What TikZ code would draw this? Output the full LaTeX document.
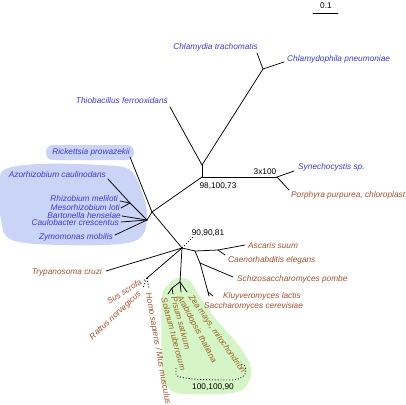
\documentclass[tikz,border=0pt]{standalone}
\usepackage{fontspec}
\setmainfont{Liberation Sans}
\definecolor{tblue}{RGB}{58,58,210}
\definecolor{tbrown}{RGB}{165,82,45}
\definecolor{tolive}{RGB}{150,95,30}
\definecolor{bblue}{RGB}{202,212,247}
\definecolor{bgreen}{RGB}{214,245,198}
\begin{document}
\begin{tikzpicture}[x=1pt,y=-1pt,
  br/.style={line width=0.75pt, line cap=round},
  dt/.style={line width=0.9pt, dotted},
  lb/.style={font=\fontsize{8.3}{10}\selectfont\itshape, inner sep=0pt},
  bl/.style={lb, text=tblue},
  bn/.style={lb, text=tbrown},
  bo/.style={lb, text=tolive},
  num/.style={font=\fontsize{8.3}{10}\selectfont, inner sep=0pt}]
\path[use as bounding box] (0,0) rectangle (406,404);
% bubbles
\fill[bblue, rounded corners=7pt] (46,145) rectangle (134,160);
\fill[bblue] plot[smooth cycle, tension=0.6] coordinates {(4,170) (40,164) (100,165) (130,170) (143,195) (147,215) (142,236) (120,244) (60,245) (12,240) (1,220) (0,190)};
\fill[bgreen] plot[smooth cycle, tension=0.6] coordinates {(178,278) (190,281) (200,297) (215,318) (240,347) (251,368) (247,385) (232,393) (185,394) (168,388) (162,372) (162,300) (168,285)};
% scale bar
\node[num] (scl) at (326,6) {0.1};
\coordinate (sb1) at (313,13); \coordinate (sb2) at (338,13);
\draw[br] (sb1) -- (sb2);
% internal nodes
\coordinate (R1) at (202,177);
\coordinate (R2) at (202,165);
\coordinate (Ch) at (263,69);
\coordinate (S) at (277,177);
\coordinate (A) at (152,212);
\coordinate (B) at (147,220);
\coordinate (Rh) at (130,203);
\coordinate (C) at (182,248);
\coordinate (M) at (147,278);
\coordinate (P) at (180,282);
\coordinate (Q) at (172,288);
\coordinate (D) at (195,251);
\coordinate (E) at (218,250);
\coordinate (F) at (200,263);
\coordinate (G) at (208,292);
% tips
\coordinate (tChT) at (257,53);
\coordinate (tChP) at (284,62);
\coordinate (tThi) at (170,107);
\coordinate (tSyn) at (294,171);
\coordinate (tPor) at (289,190);
\coordinate (tRic) at (130,157);
\coordinate (tAzo) at (108,179);
\coordinate (tRhi) at (120,201);
\coordinate (tMes) at (121,208);
\coordinate (tBar) at (122,216);
\coordinate (tCau) at (121,222);
\coordinate (tZym) at (115,235);
\coordinate (t90) at (193,237);
\coordinate (tTry) at (106,271);
\coordinate (tSus) at (143,281);
\coordinate (tRat) at (143,288);
\coordinate (tHom) at (149,289);
\coordinate (tSol) at (168,294);
\coordinate (tPis) at (173,294);
\coordinate (tAra) at (181,292);
\coordinate (tZea) at (187,292);
\coordinate (tAsc) at (245,245);
\coordinate (tCae) at (225,255);
\coordinate (tSch) at (233,277);
\coordinate (tKlu) at (213,296);
\coordinate (tSac) at (209,296);
\coordinate (bk1) at (176,368);
\coordinate (bk2) at (241,364);
% branches
\draw[br] (R1) -- (R2);
\draw[br] (R2) -- (Ch);
\draw[br] (Ch) -- (tChT);
\draw[br] (Ch) -- (tChP);
\draw[br] (R2) -- (tThi);
\draw[br] (R1) -- (S);
\draw[br] (S) -- (tSyn);
\draw[br] (S) -- (tPor);
\draw[br] (R1) -- (A);
\draw[br] (A) -- (tRic);
\draw[br] (A) -- (B);
\draw[br] (B) -- (Rh) -- (tAzo);
\draw[br] (Rh) -- (tRhi);
\draw[br] (Rh) -- (tMes);
\draw[br] (B) -- (tBar);
\draw[br] (B) -- (tCau);
\draw[br] (B) -- (tZym);
\draw[br] (A) -- (C);
\draw[dt] (C) -- (t90);
\draw[br] (C) -- (tTry);
\draw[br] (C) -- (M);
\draw[dt] (M) -- (tSus);
\draw[dt] (M) -- (tRat);
\draw[dt] (M) -- (tHom);
\draw[br] (C) -- (P);
\draw[br] (P) -- (Q);
\draw[br] (Q) -- (tSol);
\draw[br] (Q) -- (tPis);
\draw[br] (P) -- (tAra);
\draw[br] (P) -- (tZea);
\draw[br] (C) -- (D) -- (E);
\draw[br] (E) -- (tAsc);
\draw[br] (E) -- (tCae);
\draw[br] (D) -- (F);
\draw[br] (F) -- (tSch);
\draw[br] (F) -- (G);
\draw[br] (G) -- (tKlu);
\draw[br] (G) -- (tSac);
\draw[dt] (bk1) -- (176,375) .. controls (180,379) and (200,380) .. (232,380) .. controls (240,380) and (246,376) .. (246,370) -- (245,366) -- (bk2);
% labels
\node[bl, anchor=east] (lChT) at (258,47) {Chlamydia trachomatis};
\node[bl, anchor=west] (lChP) at (287,59) {Chlamydophila pneumoniae};
\node[bl, anchor=east] (lThi) at (168,101) {Thiobacillus ferrooxidans};
\node[bl, anchor=west] (lSyn) at (298,167) {Synechocystis sp.};
\node[bn, anchor=west] (lPor) at (291,195) {Porphyra purpurea, chloroplast};
\node[num] (n3x) at (265,172) {3x100};
\node[num] (n98) at (218,186) {98,100,73};
\node[bl, anchor=east] (lRic) at (130,152) {Rickettsia prowazekii};
\node[bl, anchor=east] (lAzo) at (106,175) {Azorhizobium caulinodans};
\node[bl, anchor=east] (lRhi) at (118,199) {Rhizobium meliloti};
\node[bl, anchor=east] (lMes) at (120,208) {Mesorhizobium loti};
\node[bl, anchor=east] (lBar) at (121,216) {Bartonella henselae};
\node[bl, anchor=east] (lCau) at (119,223) {Caulobacter crescentus};
\node[bl, anchor=east] (lZym) at (113,237) {Zymomonas mobilis};
\node[num] (n90) at (208,233) {90,90,81};
\node[bn, anchor=west] (lAsc) at (248,246) {Ascaris suum};
\node[bn, anchor=west] (lCae) at (228,260) {Caenorhabditis elegans};
\node[bn, anchor=west] (lSch) at (237,279) {Schizosaccharomyces pombe};
\node[bn, anchor=west] (lKlu) at (223,296) {Kluyveromyces lactis};
\node[bn, anchor=west] (lSac) at (204,306) {Saccharomyces cerevisiae};
\node[bn, anchor=east] (lTry) at (102,272) {Trypanosoma cruzi};
\node[bn, anchor=east, rotate=32] (lSus) at (141,281) {Sus scrofa};
\node[bn, anchor=east, rotate=43] (lRat) at (140,293) {Rattus norvegicus};
\node[bn, anchor=west, rotate=-80] (lHom) at (148,293) {Homo sapiens / Mus musculus};
\node[bo, anchor=west, rotate=-75] (lSol) at (164,298) {Solanum tuberosum};
\node[bo, anchor=west, rotate=-75] (lPis) at (174,297) {Pisum sativum};
\node[bo, anchor=west, rotate=-62] (lAra) at (179,296) {Arabidopsis thaliana};
\node[bo, anchor=west, rotate=-55] (lZea) at (190,296) {Zea mays, mitochondrion};
\node[num] (n100) at (213,387) {100,100,90};
\end{tikzpicture}
\end{document}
◆ ◆ ◆ ◆ ◆ ◆ ◆
TASK DESCRIPTION:
All of the material above needs to be restated exactly, with no pictures.

RESPONSE TO THIS EXERCISE:
What TikZ code would draw this? Output the full LaTeX document.
\documentclass[tikz,border=0pt]{standalone}
\usepackage{fontspec}
\setmainfont{Liberation Sans}
\definecolor{tblue}{RGB}{58,58,210}
\definecolor{tbrown}{RGB}{165,82,45}
\definecolor{tolive}{RGB}{150,95,30}
\definecolor{bblue}{RGB}{202,212,247}
\definecolor{bgreen}{RGB}{214,245,198}
\begin{document}
\begin{tikzpicture}[x=1pt,y=-1pt,
  br/.style={line width=0.75pt, line cap=round},
  dt/.style={line width=0.9pt, dotted},
  lb/.style={font=\fontsize{8.3}{10}\selectfont\itshape, inner sep=0pt},
  bl/.style={lb, text=tblue},
  bn/.style={lb, text=tbrown},
  bo/.style={lb, text=tolive},
  num/.style={font=\fontsize{8.3}{10}\selectfont, inner sep=0pt}]
\path[use as bounding box] (0,0) rectangle (406,404);
% bubbles
\fill[bblue, rounded corners=7pt] (46,145) rectangle (134,160);
\fill[bblue] plot[smooth cycle, tension=0.6] coordinates {(4,170) (40,164) (100,165) (130,170) (143,195) (147,215) (142,236) (120,244) (60,245) (12,240) (1,220) (0,190)};
\fill[bgreen] plot[smooth cycle, tension=0.6] coordinates {(178,278) (190,281) (200,297) (215,318) (240,347) (251,368) (247,385) (232,393) (185,394) (168,388) (162,372) (162,300) (168,285)};
% scale bar
\node[num] (scl) at (326,6) {0.1};
\coordinate (sb1) at (313,13); \coordinate (sb2) at (338,13);
\draw[br] (sb1) -- (sb2);
% internal nodes
\coordinate (R1) at (202,177);
\coordinate (R2) at (202,165);
\coordinate (Ch) at (263,69);
\coordinate (S) at (277,177);
\coordinate (A) at (152,212);
\coordinate (B) at (147,220);
\coordinate (Rh) at (130,203);
\coordinate (C) at (182,248);
\coordinate (M) at (147,278);
\coordinate (P) at (180,282);
\coordinate (Q) at (172,288);
\coordinate (D) at (195,251);
\coordinate (E) at (218,250);
\coordinate (F) at (200,263);
\coordinate (G) at (208,292);
% tips
\coordinate (tChT) at (257,53);
\coordinate (tChP) at (284,62);
\coordinate (tThi) at (170,107);
\coordinate (tSyn) at (294,171);
\coordinate (tPor) at (289,190);
\coordinate (tRic) at (130,157);
\coordinate (tAzo) at (108,179);
\coordinate (tRhi) at (120,201);
\coordinate (tMes) at (121,208);
\coordinate (tBar) at (122,216);
\coordinate (tCau) at (121,222);
\coordinate (tZym) at (115,235);
\coordinate (t90) at (193,237);
\coordinate (tTry) at (106,271);
\coordinate (tSus) at (143,281);
\coordinate (tRat) at (143,288);
\coordinate (tHom) at (149,289);
\coordinate (tSol) at (168,294);
\coordinate (tPis) at (173,294);
\coordinate (tAra) at (181,292);
\coordinate (tZea) at (187,292);
\coordinate (tAsc) at (245,245);
\coordinate (tCae) at (225,255);
\coordinate (tSch) at (233,277);
\coordinate (tKlu) at (213,296);
\coordinate (tSac) at (209,296);
\coordinate (bk1) at (176,368);
\coordinate (bk2) at (241,364);
% branches
\draw[br] (R1) -- (R2);
\draw[br] (R2) -- (Ch);
\draw[br] (Ch) -- (tChT);
\draw[br] (Ch) -- (tChP);
\draw[br] (R2) -- (tThi);
\draw[br] (R1) -- (S);
\draw[br] (S) -- (tSyn);
\draw[br] (S) -- (tPor);
\draw[br] (R1) -- (A);
\draw[br] (A) -- (tRic);
\draw[br] (A) -- (B);
\draw[br] (B) -- (Rh) -- (tAzo);
\draw[br] (Rh) -- (tRhi);
\draw[br] (Rh) -- (tMes);
\draw[br] (B) -- (tBar);
\draw[br] (B) -- (tCau);
\draw[br] (B) -- (tZym);
\draw[br] (A) -- (C);
\draw[dt] (C) -- (t90);
\draw[br] (C) -- (tTry);
\draw[br] (C) -- (M);
\draw[dt] (M) -- (tSus);
\draw[dt] (M) -- (tRat);
\draw[dt] (M) -- (tHom);
\draw[br] (C) -- (P);
\draw[br] (P) -- (Q);
\draw[br] (Q) -- (tSol);
\draw[br] (Q) -- (tPis);
\draw[br] (P) -- (tAra);
\draw[br] (P) -- (tZea);
\draw[br] (C) -- (D) -- (E);
\draw[br] (E) -- (tAsc);
\draw[br] (E) -- (tCae);
\draw[br] (D) -- (F);
\draw[br] (F) -- (tSch);
\draw[br] (F) -- (G);
\draw[br] (G) -- (tKlu);
\draw[br] (G) -- (tSac);
\draw[dt] (bk1) -- (176,375) .. controls (180,379) and (200,380) .. (232,380) .. controls (240,380) and (246,376) .. (246,370) -- (245,366) -- (bk2);
% labels
\node[bl, anchor=east] (lChT) at (258,47) {Chlamydia trachomatis};
\node[bl, anchor=west] (lChP) at (287,59) {Chlamydophila pneumoniae};
\node[bl, anchor=east] (lThi) at (168,101) {Thiobacillus ferrooxidans};
\node[bl, anchor=west] (lSyn) at (298,167) {Synechocystis sp.};
\node[bn, anchor=west] (lPor) at (291,195) {Porphyra purpurea, chloroplast};
\node[num] (n3x) at (265,172) {3x100};
\node[num] (n98) at (218,186) {98,100,73};
\node[bl, anchor=east] (lRic) at (130,152) {Rickettsia prowazekii};
\node[bl, anchor=east] (lAzo) at (106,175) {Azorhizobium caulinodans};
\node[bl, anchor=east] (lRhi) at (118,199) {Rhizobium meliloti};
\node[bl, anchor=east] (lMes) at (120,208) {Mesorhizobium loti};
\node[bl, anchor=east] (lBar) at (121,216) {Bartonella henselae};
\node[bl, anchor=east] (lCau) at (119,223) {Caulobacter crescentus};
\node[bl, anchor=east] (lZym) at (113,237) {Zymomonas mobilis};
\node[num] (n90) at (208,233) {90,90,81};
\node[bn, anchor=west] (lAsc) at (248,246) {Ascaris suum};
\node[bn, anchor=west] (lCae) at (228,260) {Caenorhabditis elegans};
\node[bn, anchor=west] (lSch) at (237,279) {Schizosaccharomyces pombe};
\node[bn, anchor=west] (lKlu) at (223,296) {Kluyveromyces lactis};
\node[bn, anchor=west] (lSac) at (204,306) {Saccharomyces cerevisiae};
\node[bn, anchor=east] (lTry) at (102,272) {Trypanosoma cruzi};
\node[bn, anchor=east, rotate=32] (lSus) at (141,281) {Sus scrofa};
\node[bn, anchor=east, rotate=43] (lRat) at (140,293) {Rattus norvegicus};
\node[bn, anchor=west, rotate=-80] (lHom) at (148,293) {Homo sapiens / Mus musculus};
\node[bo, anchor=west, rotate=-75] (lSol) at (164,298) {Solanum tuberosum};
\node[bo, anchor=west, rotate=-75] (lPis) at (174,297) {Pisum sativum};
\node[bo, anchor=west, rotate=-62] (lAra) at (179,296) {Arabidopsis thaliana};
\node[bo, anchor=west, rotate=-55] (lZea) at (190,296) {Zea mays, mitochondrion};
\node[num] (n100) at (213,387) {100,100,90};
\end{tikzpicture}
\end{document}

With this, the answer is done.